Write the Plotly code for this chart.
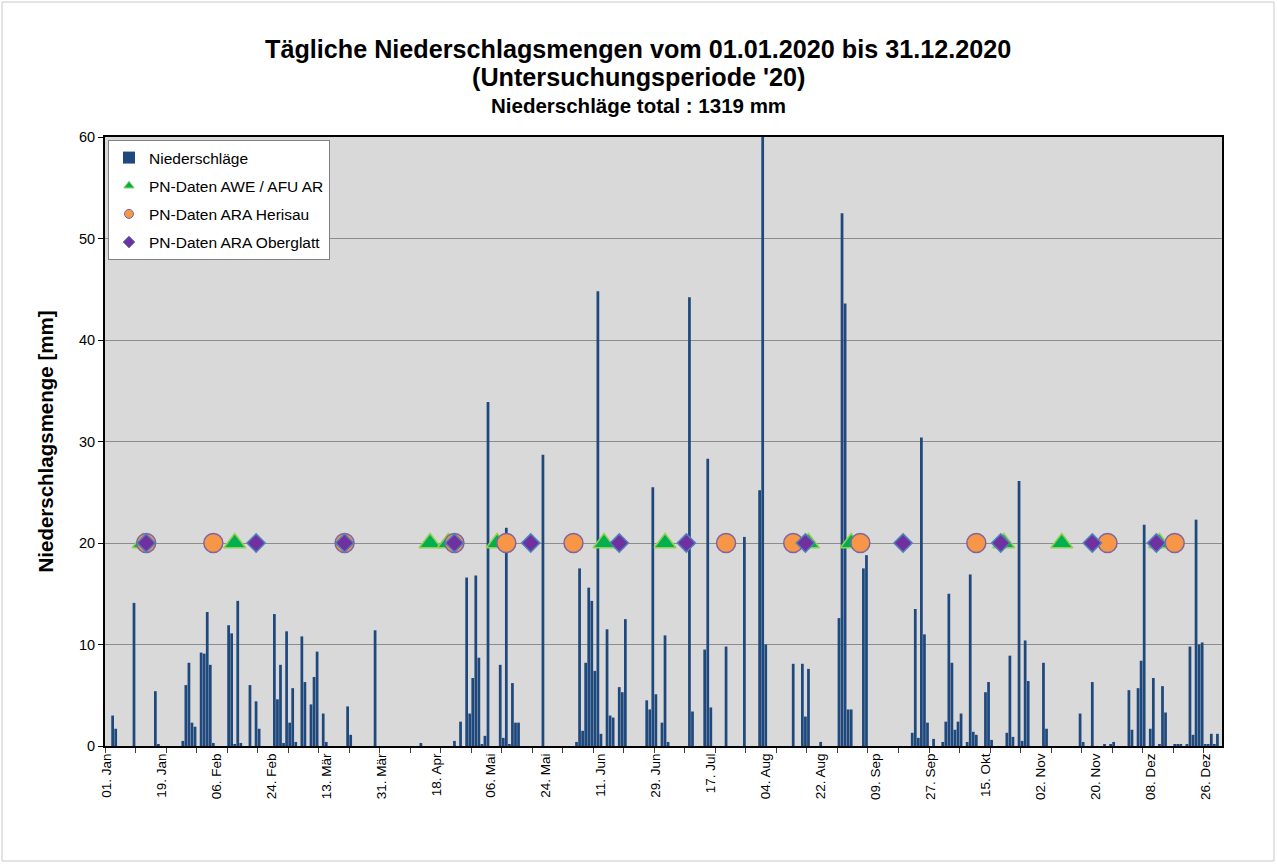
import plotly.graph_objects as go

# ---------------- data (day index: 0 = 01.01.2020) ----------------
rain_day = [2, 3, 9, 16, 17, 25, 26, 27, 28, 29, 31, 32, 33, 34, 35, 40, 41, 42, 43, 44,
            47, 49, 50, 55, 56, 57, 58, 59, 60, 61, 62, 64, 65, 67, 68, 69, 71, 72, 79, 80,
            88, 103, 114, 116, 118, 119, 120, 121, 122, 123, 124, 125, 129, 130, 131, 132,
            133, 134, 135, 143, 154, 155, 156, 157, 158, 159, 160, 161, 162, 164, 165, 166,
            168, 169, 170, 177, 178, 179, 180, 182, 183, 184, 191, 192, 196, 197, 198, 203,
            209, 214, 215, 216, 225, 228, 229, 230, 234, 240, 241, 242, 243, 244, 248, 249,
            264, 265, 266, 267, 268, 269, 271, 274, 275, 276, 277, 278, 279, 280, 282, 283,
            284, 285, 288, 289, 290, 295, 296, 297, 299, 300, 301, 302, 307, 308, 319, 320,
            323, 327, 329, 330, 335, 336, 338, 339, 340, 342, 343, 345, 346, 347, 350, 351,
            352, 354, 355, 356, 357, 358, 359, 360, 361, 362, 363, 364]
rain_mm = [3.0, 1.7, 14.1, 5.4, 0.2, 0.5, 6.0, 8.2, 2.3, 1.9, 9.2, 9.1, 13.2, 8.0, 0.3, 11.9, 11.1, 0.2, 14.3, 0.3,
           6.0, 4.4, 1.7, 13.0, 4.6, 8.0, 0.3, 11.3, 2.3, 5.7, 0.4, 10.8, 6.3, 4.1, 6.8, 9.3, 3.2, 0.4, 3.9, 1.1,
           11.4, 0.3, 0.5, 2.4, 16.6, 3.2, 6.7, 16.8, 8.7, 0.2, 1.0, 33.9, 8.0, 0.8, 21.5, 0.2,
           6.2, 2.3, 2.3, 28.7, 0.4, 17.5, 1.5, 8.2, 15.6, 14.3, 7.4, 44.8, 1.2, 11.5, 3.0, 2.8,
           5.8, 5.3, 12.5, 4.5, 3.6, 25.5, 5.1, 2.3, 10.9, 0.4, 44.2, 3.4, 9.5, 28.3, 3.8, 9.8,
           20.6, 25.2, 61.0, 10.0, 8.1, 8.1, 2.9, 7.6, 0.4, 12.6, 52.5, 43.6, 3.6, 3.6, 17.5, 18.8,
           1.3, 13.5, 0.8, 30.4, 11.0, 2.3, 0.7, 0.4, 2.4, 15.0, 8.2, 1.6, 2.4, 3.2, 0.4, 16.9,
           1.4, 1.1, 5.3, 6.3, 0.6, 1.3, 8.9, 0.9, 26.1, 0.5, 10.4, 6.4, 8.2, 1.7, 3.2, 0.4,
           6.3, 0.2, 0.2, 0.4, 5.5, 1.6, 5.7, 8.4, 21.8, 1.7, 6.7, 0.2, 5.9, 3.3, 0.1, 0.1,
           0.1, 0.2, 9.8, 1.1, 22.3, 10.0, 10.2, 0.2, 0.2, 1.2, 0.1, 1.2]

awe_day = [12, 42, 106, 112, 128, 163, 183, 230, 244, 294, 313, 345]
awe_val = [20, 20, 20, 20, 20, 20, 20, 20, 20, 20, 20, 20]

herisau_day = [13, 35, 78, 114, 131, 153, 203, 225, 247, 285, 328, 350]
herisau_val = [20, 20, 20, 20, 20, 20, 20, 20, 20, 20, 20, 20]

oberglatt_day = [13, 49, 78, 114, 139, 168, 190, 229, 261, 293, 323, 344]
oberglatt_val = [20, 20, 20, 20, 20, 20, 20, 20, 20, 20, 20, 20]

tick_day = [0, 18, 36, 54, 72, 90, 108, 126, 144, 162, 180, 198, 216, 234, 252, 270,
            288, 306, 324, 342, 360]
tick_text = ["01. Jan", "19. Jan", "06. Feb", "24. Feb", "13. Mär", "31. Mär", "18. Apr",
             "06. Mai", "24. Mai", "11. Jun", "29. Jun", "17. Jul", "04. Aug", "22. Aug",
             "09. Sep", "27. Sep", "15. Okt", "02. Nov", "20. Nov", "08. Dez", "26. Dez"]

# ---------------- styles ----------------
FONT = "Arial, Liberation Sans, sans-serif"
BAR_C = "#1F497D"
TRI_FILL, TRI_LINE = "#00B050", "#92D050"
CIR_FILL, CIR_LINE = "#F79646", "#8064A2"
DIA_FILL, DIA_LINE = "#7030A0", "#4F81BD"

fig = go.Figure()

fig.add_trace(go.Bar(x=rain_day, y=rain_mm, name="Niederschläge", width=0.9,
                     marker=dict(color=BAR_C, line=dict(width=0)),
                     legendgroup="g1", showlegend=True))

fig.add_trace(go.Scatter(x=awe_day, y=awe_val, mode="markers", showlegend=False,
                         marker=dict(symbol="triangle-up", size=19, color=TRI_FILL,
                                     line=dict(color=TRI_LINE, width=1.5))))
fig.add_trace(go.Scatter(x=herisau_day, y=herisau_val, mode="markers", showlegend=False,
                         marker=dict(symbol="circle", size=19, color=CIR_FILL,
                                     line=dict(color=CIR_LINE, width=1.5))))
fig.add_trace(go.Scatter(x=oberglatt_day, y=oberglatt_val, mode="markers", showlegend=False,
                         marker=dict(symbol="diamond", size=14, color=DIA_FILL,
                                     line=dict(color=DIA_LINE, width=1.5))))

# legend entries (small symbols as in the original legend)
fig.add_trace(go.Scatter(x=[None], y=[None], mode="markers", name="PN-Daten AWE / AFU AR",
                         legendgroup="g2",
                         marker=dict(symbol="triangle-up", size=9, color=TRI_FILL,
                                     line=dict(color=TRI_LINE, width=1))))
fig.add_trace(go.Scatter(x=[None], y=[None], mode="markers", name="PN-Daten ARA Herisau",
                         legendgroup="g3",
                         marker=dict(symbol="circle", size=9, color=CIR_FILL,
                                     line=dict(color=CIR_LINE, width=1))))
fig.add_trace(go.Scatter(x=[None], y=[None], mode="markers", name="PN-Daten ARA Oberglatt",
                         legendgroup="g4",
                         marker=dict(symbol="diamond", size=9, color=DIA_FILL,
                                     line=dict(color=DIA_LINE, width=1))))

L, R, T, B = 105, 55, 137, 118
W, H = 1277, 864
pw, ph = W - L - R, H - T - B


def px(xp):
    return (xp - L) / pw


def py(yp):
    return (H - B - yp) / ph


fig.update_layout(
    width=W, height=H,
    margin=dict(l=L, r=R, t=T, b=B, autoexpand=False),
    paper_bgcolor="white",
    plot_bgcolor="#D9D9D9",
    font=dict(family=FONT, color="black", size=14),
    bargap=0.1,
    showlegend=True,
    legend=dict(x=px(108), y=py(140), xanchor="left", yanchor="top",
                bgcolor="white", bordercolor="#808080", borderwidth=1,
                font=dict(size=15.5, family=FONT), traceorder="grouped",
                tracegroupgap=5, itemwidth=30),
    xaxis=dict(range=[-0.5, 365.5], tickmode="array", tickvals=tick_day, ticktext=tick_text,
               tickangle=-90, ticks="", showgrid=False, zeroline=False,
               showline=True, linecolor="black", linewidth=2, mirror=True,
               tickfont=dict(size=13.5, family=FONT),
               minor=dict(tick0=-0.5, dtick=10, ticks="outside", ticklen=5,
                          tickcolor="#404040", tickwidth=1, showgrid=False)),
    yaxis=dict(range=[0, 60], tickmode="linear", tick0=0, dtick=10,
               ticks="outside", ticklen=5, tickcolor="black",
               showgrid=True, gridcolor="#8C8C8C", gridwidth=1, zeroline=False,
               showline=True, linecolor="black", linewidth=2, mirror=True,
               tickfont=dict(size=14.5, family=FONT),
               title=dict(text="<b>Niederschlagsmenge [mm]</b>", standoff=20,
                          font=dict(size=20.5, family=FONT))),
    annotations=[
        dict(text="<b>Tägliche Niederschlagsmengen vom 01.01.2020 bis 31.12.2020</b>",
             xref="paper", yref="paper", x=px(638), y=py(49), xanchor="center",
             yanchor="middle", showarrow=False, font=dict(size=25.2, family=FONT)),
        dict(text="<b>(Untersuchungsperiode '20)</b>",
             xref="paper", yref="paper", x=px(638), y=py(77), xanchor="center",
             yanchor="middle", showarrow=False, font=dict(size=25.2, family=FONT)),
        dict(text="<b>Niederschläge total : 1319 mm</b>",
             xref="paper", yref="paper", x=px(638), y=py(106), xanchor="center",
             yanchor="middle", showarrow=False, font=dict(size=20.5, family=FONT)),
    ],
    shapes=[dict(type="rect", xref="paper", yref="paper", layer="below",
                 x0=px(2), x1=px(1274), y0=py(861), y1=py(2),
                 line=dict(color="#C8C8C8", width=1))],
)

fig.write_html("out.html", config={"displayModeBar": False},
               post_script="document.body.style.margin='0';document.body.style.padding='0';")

##########

**Work to complete**
Output exactly the span of lines from the top of the listing through the line holding "import plotly.graph_objects as go", and leave every picture out.

**Response to the exercise**
Write the Plotly code for this chart.
import plotly.graph_objects as go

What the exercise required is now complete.